Les trois mois de confinement auxquels nous étions tous astreints, ont porté un coup terrible à maintes petites entreprises et occasionné une crise sans précédent. Comment avez-vous géré cet arrêt d’activité ? Qu’avez-vous prévu pour la période de déconfinement progressif qui vient de commencer?

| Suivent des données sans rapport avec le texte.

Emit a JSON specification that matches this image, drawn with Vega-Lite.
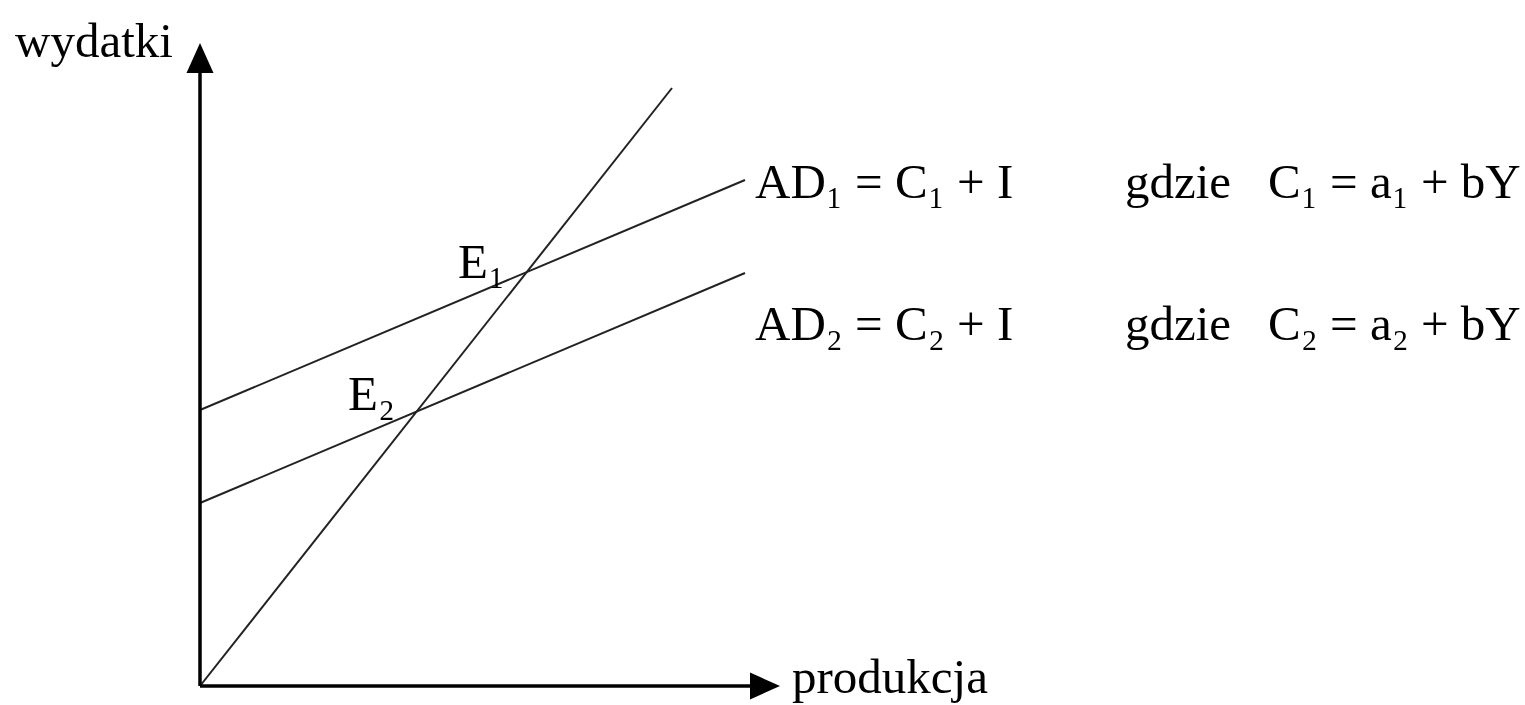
{
  "$schema": "https://vega.github.io/schema/vega-lite/v6.json",
  "width": 1525,
  "height": 705,
  "padding": 0,
  "autosize": {"type": "fit", "contains": "padding"},
  "background": "white",
  "config": {"view": {"stroke": null}},
  "datasets": {
    "lines": [
      {"series": "Y", "x": 0, "y": 0},
      {"series": "Y", "x": 472, "y": 598},
      {"series": "AD1", "x": 0, "y": 276},
      {"series": "AD1", "x": 545, "y": 506},
      {"series": "AD2", "x": 0, "y": 183},
      {"series": "AD2", "x": 545, "y": 413}
    ],
    "axes": [
      {"axis": "y", "x": 0, "y": 0, "x2": 0, "y2": 630},
      {"axis": "x", "x": 0, "y": 0, "x2": 565, "y2": 0}
    ],
    "arrowY": [{"x": 0, "y": 628}],
    "arrowX": [{"x": 565, "y": 0}],
    "labels": [
      {"label": "wydatki", "x": -185, "y": 629},
      {"label": "produkcja", "x": 592, "y": -7},
      {"label": "AD₁ = C₁ + I", "x": 555, "y": 488},
      {"label": "gdzie", "x": 925, "y": 488},
      {"label": "C₁ = a₁ + bY", "x": 1068, "y": 488},
      {"label": "AD₂ = C₂ + I", "x": 555, "y": 346},
      {"label": "gdzie", "x": 925, "y": 346},
      {"label": "C₂ = a₂ + bY", "x": 1068, "y": 346},
      {"label": "E₁", "x": 258, "y": 408},
      {"label": "E₂", "x": 148, "y": 276}
    ]
  },
  "layer": [
    {
      "data": {"name": "lines"},
      "mark": {"type": "line", "color": "#222222", "strokeWidth": 2},
      "encoding": {
        "x": {"field": "x", "type": "quantitative", "scale": {"domain": [-200, 1325], "nice": false, "zero": false}, "axis": null},
        "y": {"field": "y", "type": "quantitative", "scale": {"domain": [-19, 686], "nice": false, "zero": false}, "axis": null},
        "detail": {"field": "series"}
      }
    },
    {
      "data": {"name": "axes"},
      "mark": {"type": "rule", "color": "black", "strokeWidth": 3.5},
      "encoding": {
        "x": {"field": "x", "type": "quantitative", "scale": {"domain": [-200, 1325], "nice": false, "zero": false}, "axis": null},
        "y": {"field": "y", "type": "quantitative", "scale": {"domain": [-19, 686], "nice": false, "zero": false}, "axis": null},
        "x2": {"field": "x2"},
        "y2": {"field": "y2"}
      }
    },
    {
      "data": {"name": "arrowY"},
      "mark": {"type": "point", "filled": true, "color": "black", "opacity": 1, "size": 900, "strokeWidth": 0, "shape": "M0,-1L0.9,1L-0.9,1Z"},
      "encoding": {
        "x": {"field": "x", "type": "quantitative", "scale": {"domain": [-200, 1325], "nice": false, "zero": false}, "axis": null},
        "y": {"field": "y", "type": "quantitative", "scale": {"domain": [-19, 686], "nice": false, "zero": false}, "axis": null}
      }
    },
    {
      "data": {"name": "arrowX"},
      "mark": {"type": "point", "filled": true, "color": "black", "opacity": 1, "size": 900, "strokeWidth": 0, "shape": "M1,0L-1,-0.9L-1,0.9Z"},
      "encoding": {
        "x": {"field": "x", "type": "quantitative", "scale": {"domain": [-200, 1325], "nice": false, "zero": false}, "axis": null},
        "y": {"field": "y", "type": "quantitative", "scale": {"domain": [-19, 686], "nice": false, "zero": false}, "axis": null}
      }
    },
    {
      "data": {"name": "labels"},
      "mark": {"type": "text", "font": "Liberation Serif", "fontSize": 49, "align": "left", "baseline": "alphabetic", "color": "black"},
      "encoding": {
        "x": {"field": "x", "type": "quantitative", "scale": {"domain": [-200, 1325], "nice": false, "zero": false}, "axis": null},
        "y": {"field": "y", "type": "quantitative", "scale": {"domain": [-19, 686], "nice": false, "zero": false}, "axis": null},
        "text": {"field": "label"}
      }
    }
  ]
}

Je n’ai pas arrêté l’activité pendant 3 mois, mais seulement pendant un mois et demi. J’ai fermé les insolites le 18 mars 2020 et rouvert le 1er mai. Il n’était pas question de paralyser l’activité de mon commerce, qui en temps normal est déjà très précaire. Je ne fais pas partie des personnes qui ont ouvert un commerce pour se trouver une occupation, je n’ai pas ni héritage, ni subvention, ni mécène. Les insolites, c’est un lieu commercial qui doit s’auto-suffire, la seule solution, c’est de travailler. Une fois comprises les conditions sanitaires, nous avons repris l’activité. Au début, de façon allégée et peu à peu, sensiblement de la même manière qu’avant. J’ai simplement (à mon grand désarroi) suspendu les expositions et les rencontres culturelles. Jusqu’à quand ? Je l’ignore. Pour l’instant, je réduis les dépenses au maximum pour pourvoir fêter en 2021 les 11 ans de la librairie. Et nous continuons d’avoir des livres introuvables ailleurs au Maroc, nous continuons de proposer des chemins de lecture buissonnière, et c’est très bien comme ça. Que les insolites, surtout, reste insolite jusqu’au bout!